Start Data provided

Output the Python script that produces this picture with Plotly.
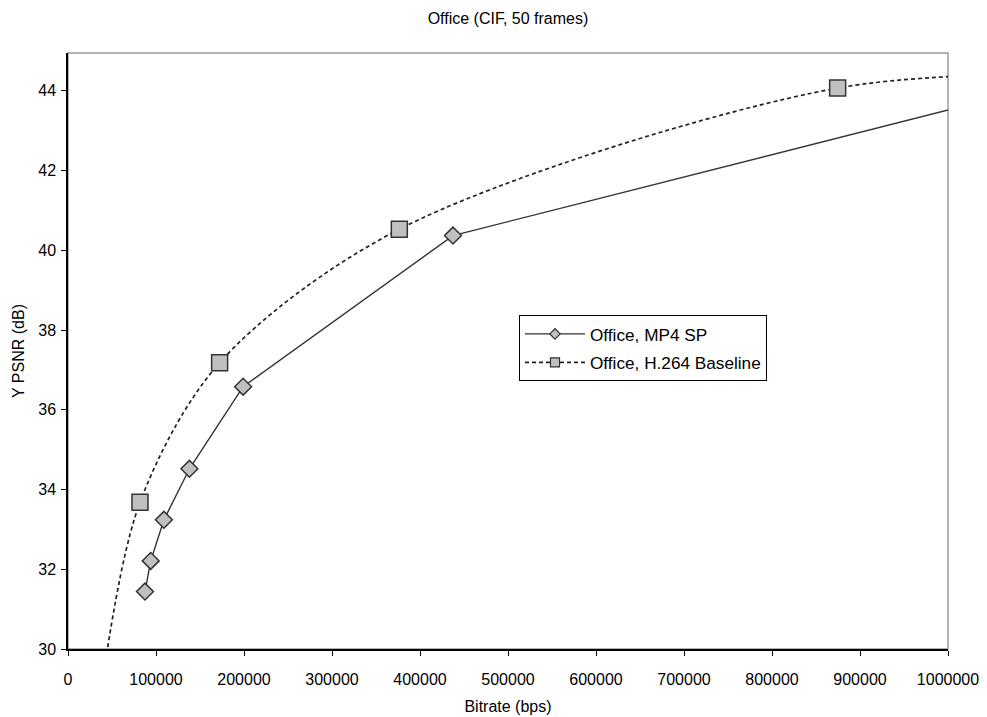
import plotly.graph_objects as go

# MP4 SP series (bitrate bps, Y PSNR dB); last point lies past the axis range
mp4_bitrate = [87500, 94000, 109000, 138000, 199000, 437500, 1200000]
mp4_psnr = [31.44, 32.21, 33.24, 34.52, 36.58, 40.37, 44.64]

# H.264 Baseline series; first/last points lie outside the axis range
h264_bitrate = [38000, 81800, 172300, 376500, 874600, 1200000]
h264_psnr = [29.0, 33.68, 37.18, 40.53, 44.07, 44.4]

x_ticks = [0, 100000, 200000, 300000, 400000, 500000, 600000, 700000, 800000, 900000, 1000000]
y_ticks = [30, 32, 34, 36, 38, 40, 42, 44]

FONT = "Liberation Sans, Arial, sans-serif"

W, H = 979, 709  # page body has an 8px margin

mp4_line = dict(color="#333333", width=1.4)
h264_line = dict(color="#222222", width=1.7, dash="4px,3px", shape="spline", smoothing=0.9)

fig = go.Figure()

fig.add_trace(go.Scatter(
    x=mp4_bitrate, y=mp4_psnr, mode="lines+markers",
    name="Office, MP4 SP", showlegend=False,
    line=mp4_line,
    marker=dict(symbol="diamond", size=13, color="#c0c0c0",
                line=dict(color="#333333", width=1.5)),
))

fig.add_trace(go.Scatter(
    x=h264_bitrate, y=h264_psnr, mode="lines+markers",
    name="Office, H.264 Baseline", showlegend=False,
    line=h264_line,
    marker=dict(symbol="square", size=16, color="#c0c0c0",
                line=dict(color="#333333", width=1.5)),
))

# legend-only entries with the small legend symbols
fig.add_trace(go.Scatter(
    x=[None], y=[None], mode="lines+markers", name="Office, MP4 SP",
    legendgroup="a", line=mp4_line,
    marker=dict(symbol="diamond", size=8, color="#c0c0c0",
                line=dict(color="#333333", width=1.2)),
))
fig.add_trace(go.Scatter(
    x=[None], y=[None], mode="lines+markers", name="Office, H.264 Baseline",
    legendgroup="b", line=dict(color="#222222", width=1.7, dash="4px,3px"),
    marker=dict(symbol="square", size=9, color="#c0c0c0",
                line=dict(color="#333333", width=1.2)),
))

fig.update_layout(
    width=W, height=H,
    margin=dict(l=60, r=39, t=45, b=68),
    paper_bgcolor="white", plot_bgcolor="white",
    font=dict(family=FONT, size=16, color="black"),
    title=dict(text="Office (CIF, 50 frames)", x=0.5, xref="paper",
               y=1 - 10 / H, yref="container", yanchor="middle",
               font=dict(family=FONT, size=16, color="black")),
    showlegend=True,
    legend=dict(x=0.5125, y=0.560, xanchor="left", yanchor="top",
                bgcolor="white", bordercolor="black", borderwidth=1,
                font=dict(family=FONT, size=17.2, color="black"),
                itemwidth=60, tracegroupgap=3, traceorder="grouped"),
    shapes=[dict(type="rect", xref="paper", yref="paper", x0=0, x1=1, y0=0, y1=1,
                 line=dict(color="#999999", width=1.5), layer="below")],
)

fig.update_xaxes(
    range=[0, 1000000], tickvals=x_ticks, ticktext=[str(v) for v in x_ticks],
    showgrid=False, zeroline=False,
    showline=True, linecolor="black", linewidth=1.5,
    ticks="outside", ticklen=5, tickcolor="black", tickwidth=1,
    ticklabelstandoff=10,
    tickfont=dict(family=FONT, size=16, color="black"),
    title=dict(text="Bitrate (bps)", standoff=14, font=dict(family=FONT, size=16)),
    automargin=False,
)
fig.update_yaxes(
    range=[30, 44.95], tickvals=y_ticks, ticktext=[str(v) for v in y_ticks],
    showgrid=False, zeroline=False,
    showline=True, linecolor="black", linewidth=1.5,
    ticks="outside", ticklen=5, tickcolor="black", tickwidth=1,
    ticklabelstandoff=2,
    tickfont=dict(family=FONT, size=16, color="black"),
    title=dict(text="Y PSNR (dB)", standoff=10, font=dict(family=FONT, size=16)),
    automargin=False,
)

fig.write_html("out.html")
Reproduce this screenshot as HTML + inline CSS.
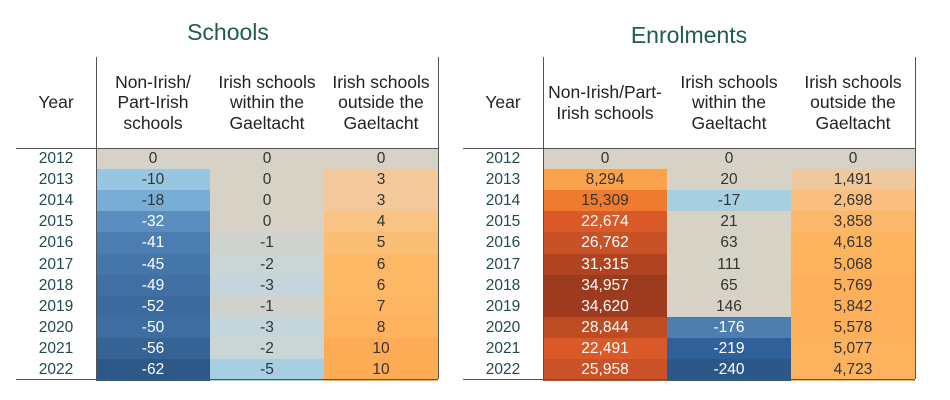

End Data provided

Your task is to gather every line with the word "this" and copy it.

Output the Python script that produces this picture with Plotly.
Reproduce this screenshot as HTML + inline CSS.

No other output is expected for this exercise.